1. What does "living off-the-grid" mean?
2. Why go off-grid?
3. Common Off-Grid Applications
4. Before Going Off the Grid
5. Off-Grid Advantages
6. Off-Grid Disadvantages
7. Designing Your Off-Grid System
8. How Much Power Do I Need?
9. Sizing an Off-Grid Solar System
10. Major Off-Grid System Components
11. Which Brands and Products are the Best?
12. How Much Will My Off-Grid Solar System Cost?
13. Off Grid Incentives
14. Choosing a Solar Contractor
15. And finally...

1. What does "living off-the-grid" mean?

Living off-grid does not mean living without electricity, nor does it have to mean a very rustic lifestyle. Simply put, being "off-the-grid" just means you are your own power company. You can be off-grid in the middle of nowhere, or you can be off-grid in the middle of everything.

2. Why go off-grid?

There are many reasons to be off-the-grid, but typically off-grid (stand alone) solar electric systems are used in remote locations where connecting to the local utility grid is impossible or prohibitively expensive, in areas where grid power is inconsistent, or due to the appeal of an independent lifestyle. With an off-the-grid system, solar panels, a small wind turbine, a micro-hydro system, or a combination of these technologies and others, is used to supply all of the power a cabin, home or business needs. In some off-grid systems a home backup generator may also be included, to supply power when the renewable technologies can't produce enough to meet demand.

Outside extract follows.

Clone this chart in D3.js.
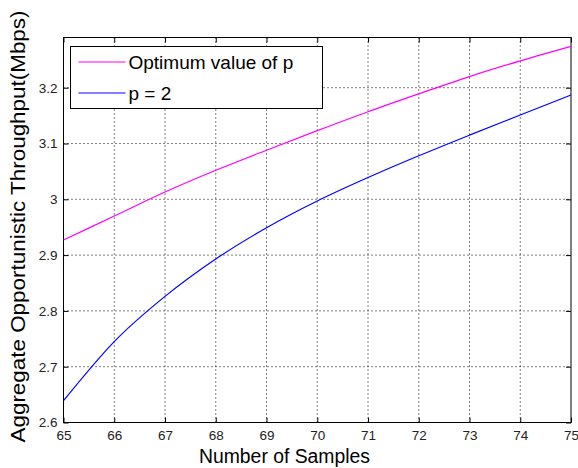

Off-grid living completely relieves you of dependency on the electrical utility, because the system provides all of your power. Due to this, off-grid systems are generally larger than grid-ties. To be fully independent, a system must have a larger wind generator or array of solar panels, and greater battery storage capacity than in applications where grid power is available. However, if done properly, living off-the-grid can save you thousands of dollars over the life of the system.

3. Common Off-Grid Applications

Remote homes and cabins, water pumping systems, livestock watering, telecommunications, RV's, boats, sign lighting and traffic warning lights are just some of the places off grid solar and renewable energy are utilized.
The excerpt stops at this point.